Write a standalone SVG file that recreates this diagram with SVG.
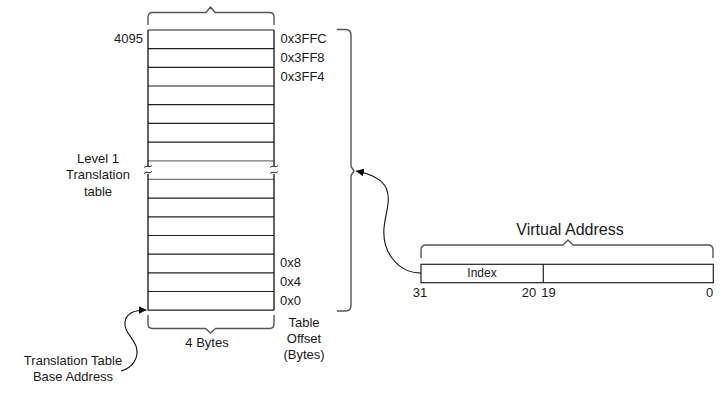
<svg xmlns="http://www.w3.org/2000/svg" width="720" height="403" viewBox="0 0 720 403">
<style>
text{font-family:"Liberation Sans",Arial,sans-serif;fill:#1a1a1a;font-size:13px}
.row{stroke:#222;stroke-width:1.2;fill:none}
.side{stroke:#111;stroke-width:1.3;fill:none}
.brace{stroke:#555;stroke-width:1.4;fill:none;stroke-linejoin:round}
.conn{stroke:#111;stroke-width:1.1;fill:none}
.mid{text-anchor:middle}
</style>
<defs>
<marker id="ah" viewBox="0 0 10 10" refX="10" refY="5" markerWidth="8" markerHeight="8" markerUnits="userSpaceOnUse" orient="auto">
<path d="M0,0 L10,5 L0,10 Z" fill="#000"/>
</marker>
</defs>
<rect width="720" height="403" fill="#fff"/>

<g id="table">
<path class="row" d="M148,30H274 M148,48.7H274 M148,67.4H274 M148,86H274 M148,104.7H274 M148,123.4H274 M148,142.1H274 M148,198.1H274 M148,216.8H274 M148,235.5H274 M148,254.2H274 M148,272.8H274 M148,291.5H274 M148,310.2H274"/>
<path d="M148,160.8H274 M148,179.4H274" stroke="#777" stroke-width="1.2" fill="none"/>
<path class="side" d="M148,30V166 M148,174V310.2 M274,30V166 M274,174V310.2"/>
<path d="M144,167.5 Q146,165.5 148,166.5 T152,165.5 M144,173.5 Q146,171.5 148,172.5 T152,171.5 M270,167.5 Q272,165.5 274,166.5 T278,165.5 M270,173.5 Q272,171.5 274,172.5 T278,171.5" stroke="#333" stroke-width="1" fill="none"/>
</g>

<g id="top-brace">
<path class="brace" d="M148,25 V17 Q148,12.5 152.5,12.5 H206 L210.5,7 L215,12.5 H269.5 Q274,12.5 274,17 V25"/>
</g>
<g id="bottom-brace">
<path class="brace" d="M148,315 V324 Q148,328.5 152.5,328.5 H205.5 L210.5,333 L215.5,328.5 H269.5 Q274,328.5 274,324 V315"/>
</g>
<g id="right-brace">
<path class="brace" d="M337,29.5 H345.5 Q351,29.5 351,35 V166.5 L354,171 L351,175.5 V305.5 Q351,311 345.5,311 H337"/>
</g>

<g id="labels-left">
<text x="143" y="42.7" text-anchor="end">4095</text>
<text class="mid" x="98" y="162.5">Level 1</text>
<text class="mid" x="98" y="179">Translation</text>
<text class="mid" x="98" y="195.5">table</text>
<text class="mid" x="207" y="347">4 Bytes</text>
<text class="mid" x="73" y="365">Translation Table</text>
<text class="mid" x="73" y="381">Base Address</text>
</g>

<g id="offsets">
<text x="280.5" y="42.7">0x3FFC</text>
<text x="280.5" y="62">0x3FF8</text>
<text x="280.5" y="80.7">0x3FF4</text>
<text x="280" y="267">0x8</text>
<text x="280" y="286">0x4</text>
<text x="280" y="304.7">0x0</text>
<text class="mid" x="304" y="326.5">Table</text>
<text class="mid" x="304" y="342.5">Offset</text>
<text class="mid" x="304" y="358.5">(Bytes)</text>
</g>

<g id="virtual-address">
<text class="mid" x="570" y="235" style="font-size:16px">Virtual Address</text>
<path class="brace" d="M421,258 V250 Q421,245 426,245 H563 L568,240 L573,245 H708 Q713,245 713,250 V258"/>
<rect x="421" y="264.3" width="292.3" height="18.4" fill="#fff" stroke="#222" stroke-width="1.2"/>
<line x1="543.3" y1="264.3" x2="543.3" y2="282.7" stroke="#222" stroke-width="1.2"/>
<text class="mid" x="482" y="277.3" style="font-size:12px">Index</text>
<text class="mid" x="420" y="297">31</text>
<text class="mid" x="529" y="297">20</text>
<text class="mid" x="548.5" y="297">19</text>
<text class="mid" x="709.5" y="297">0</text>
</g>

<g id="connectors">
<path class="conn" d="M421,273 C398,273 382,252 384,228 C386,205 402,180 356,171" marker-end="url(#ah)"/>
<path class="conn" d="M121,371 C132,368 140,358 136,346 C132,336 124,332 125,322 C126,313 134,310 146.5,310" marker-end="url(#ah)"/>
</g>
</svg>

+--

**Short exercise:** Copy the data exactly. Any picture it contains is to be omitted.

**Output for this exercise:**
Write a standalone SVG file that recreates this diagram with SVG.
<svg xmlns="http://www.w3.org/2000/svg" width="720" height="403" viewBox="0 0 720 403">
<style>
text{font-family:"Liberation Sans",Arial,sans-serif;fill:#1a1a1a;font-size:13px}
.row{stroke:#222;stroke-width:1.2;fill:none}
.side{stroke:#111;stroke-width:1.3;fill:none}
.brace{stroke:#555;stroke-width:1.4;fill:none;stroke-linejoin:round}
.conn{stroke:#111;stroke-width:1.1;fill:none}
.mid{text-anchor:middle}
</style>
<defs>
<marker id="ah" viewBox="0 0 10 10" refX="10" refY="5" markerWidth="8" markerHeight="8" markerUnits="userSpaceOnUse" orient="auto">
<path d="M0,0 L10,5 L0,10 Z" fill="#000"/>
</marker>
</defs>
<rect width="720" height="403" fill="#fff"/>

<g id="table">
<path class="row" d="M148,30H274 M148,48.7H274 M148,67.4H274 M148,86H274 M148,104.7H274 M148,123.4H274 M148,142.1H274 M148,198.1H274 M148,216.8H274 M148,235.5H274 M148,254.2H274 M148,272.8H274 M148,291.5H274 M148,310.2H274"/>
<path d="M148,160.8H274 M148,179.4H274" stroke="#777" stroke-width="1.2" fill="none"/>
<path class="side" d="M148,30V166 M148,174V310.2 M274,30V166 M274,174V310.2"/>
<path d="M144,167.5 Q146,165.5 148,166.5 T152,165.5 M144,173.5 Q146,171.5 148,172.5 T152,171.5 M270,167.5 Q272,165.5 274,166.5 T278,165.5 M270,173.5 Q272,171.5 274,172.5 T278,171.5" stroke="#333" stroke-width="1" fill="none"/>
</g>

<g id="top-brace">
<path class="brace" d="M148,25 V17 Q148,12.5 152.5,12.5 H206 L210.5,7 L215,12.5 H269.5 Q274,12.5 274,17 V25"/>
</g>
<g id="bottom-brace">
<path class="brace" d="M148,315 V324 Q148,328.5 152.5,328.5 H205.5 L210.5,333 L215.5,328.5 H269.5 Q274,328.5 274,324 V315"/>
</g>
<g id="right-brace">
<path class="brace" d="M337,29.5 H345.5 Q351,29.5 351,35 V166.5 L354,171 L351,175.5 V305.5 Q351,311 345.5,311 H337"/>
</g>

<g id="labels-left">
<text x="143" y="42.7" text-anchor="end">4095</text>
<text class="mid" x="98" y="162.5">Level 1</text>
<text class="mid" x="98" y="179">Translation</text>
<text class="mid" x="98" y="195.5">table</text>
<text class="mid" x="207" y="347">4 Bytes</text>
<text class="mid" x="73" y="365">Translation Table</text>
<text class="mid" x="73" y="381">Base Address</text>
</g>

<g id="offsets">
<text x="280.5" y="42.7">0x3FFC</text>
<text x="280.5" y="62">0x3FF8</text>
<text x="280.5" y="80.7">0x3FF4</text>
<text x="280" y="267">0x8</text>
<text x="280" y="286">0x4</text>
<text x="280" y="304.7">0x0</text>
<text class="mid" x="304" y="326.5">Table</text>
<text class="mid" x="304" y="342.5">Offset</text>
<text class="mid" x="304" y="358.5">(Bytes)</text>
</g>

<g id="virtual-address">
<text class="mid" x="570" y="235" style="font-size:16px">Virtual Address</text>
<path class="brace" d="M421,258 V250 Q421,245 426,245 H563 L568,240 L573,245 H708 Q713,245 713,250 V258"/>
<rect x="421" y="264.3" width="292.3" height="18.4" fill="#fff" stroke="#222" stroke-width="1.2"/>
<line x1="543.3" y1="264.3" x2="543.3" y2="282.7" stroke="#222" stroke-width="1.2"/>
<text class="mid" x="482" y="277.3" style="font-size:12px">Index</text>
<text class="mid" x="420" y="297">31</text>
<text class="mid" x="529" y="297">20</text>
<text class="mid" x="548.5" y="297">19</text>
<text class="mid" x="709.5" y="297">0</text>
</g>

<g id="connectors">
<path class="conn" d="M421,273 C398,273 382,252 384,228 C386,205 402,180 356,171" marker-end="url(#ah)"/>
<path class="conn" d="M121,371 C132,368 140,358 136,346 C132,336 124,332 125,322 C126,313 134,310 146.5,310" marker-end="url(#ah)"/>
</g>
</svg>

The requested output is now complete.